If you visit online forums about depression or celiac disease, you will probably notice quite a few people saying that depression symptoms improve when they stop eating gluten, and come back with a vengeance when they “get glutened”. Is there an explanation for this?

For a lot of years, there has been anecdotal evidence linking depression with gluten (along with more serious mental disorders, up to and including schizophrenia). The problem is, scientists in general, and doctors in particular pay little or no attention to evidence of this type. However, new discoveries have begun to throw light on what is going on.

Clinical depression appears to be linked with serotonin levels in the brain. This has led to the development of new types of anti-depressants, including SSRIs (Prozac is the most well known brand). These new drugs are not without their problems, however. Although initially hailed as dependency-free and safe, there has been a worrying rise in suicide amongst people taking these drugs, and certain patients have apparently had great difficulty in coming off them.

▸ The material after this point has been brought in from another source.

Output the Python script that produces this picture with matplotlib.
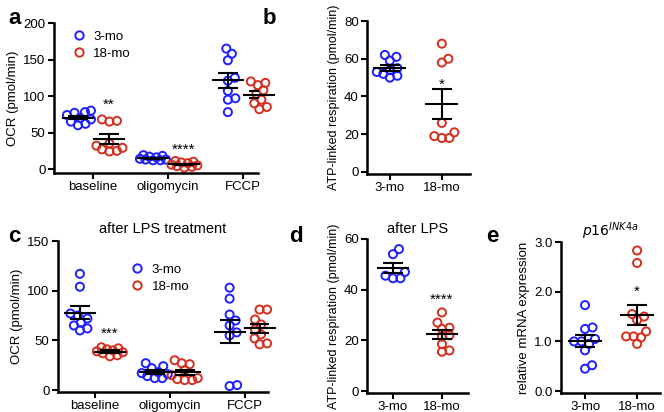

Serotonin is a natural substance which is produced in the body. This natural production appears to be impaired or reduced in various groups of people, including depressives.

The reasons for this impairment are not yet completely clear. However, 90% of the production of serotonin occurs in the digestive tract. So it begins to make sense that the food eaten might have an effect, either positive or negative, on serotonin production.

A report by Ron Hoggan M.A. & James Braly M.D. examines the relationship between depression and diet. They cite various studies carried out by Christine Zioudrou and later followed up by Fukudome and Yoshikawa. They point to morphine-like substances caused by incomplete digestion of proteins in cereal grains and dairy products (called “exorphins”). It is thought that these exorphins can be absorbed through the intestine, offering a possible explanation for the psychiatric effects experienced by otherwise healthy individuals.

Another report by Alessio Fasano and Carlo Catassi states that there is an “Asymptomatic Silent Form” of celiac disease. The term asymptomatic is a bit of a misnomer, as it refers only to the lack of positive test results. Symptoms of this form of gluten intolerance (which may not all be present) are: iron deficiency, a tendency to depression, irritability, or impaired school performance in children “feeling always tired,” and easy fatigue during exercise, and reduced bone mineral density.

In a lecture he gave in 2002, James V. Croxton, M.A. talked about new discoveries relating to previously ignored cells in the brain called glial cells. These appear to be closely involved in the immune system, and directly affected by gliadin, part of the gluten found in wheat and other cereals.

Gluten-free diets (sometimes combined with dairy-free) have been used for autism, depression and schizophrenia, with some success. Even though the mechanism is still not fully clear, it does appear that there is a scientific basis for a connection between gluten and depression in susceptible individuals.

Further research may bring a cure. For the time being, though the only safe approach is to exclude gluten from the diet entirely.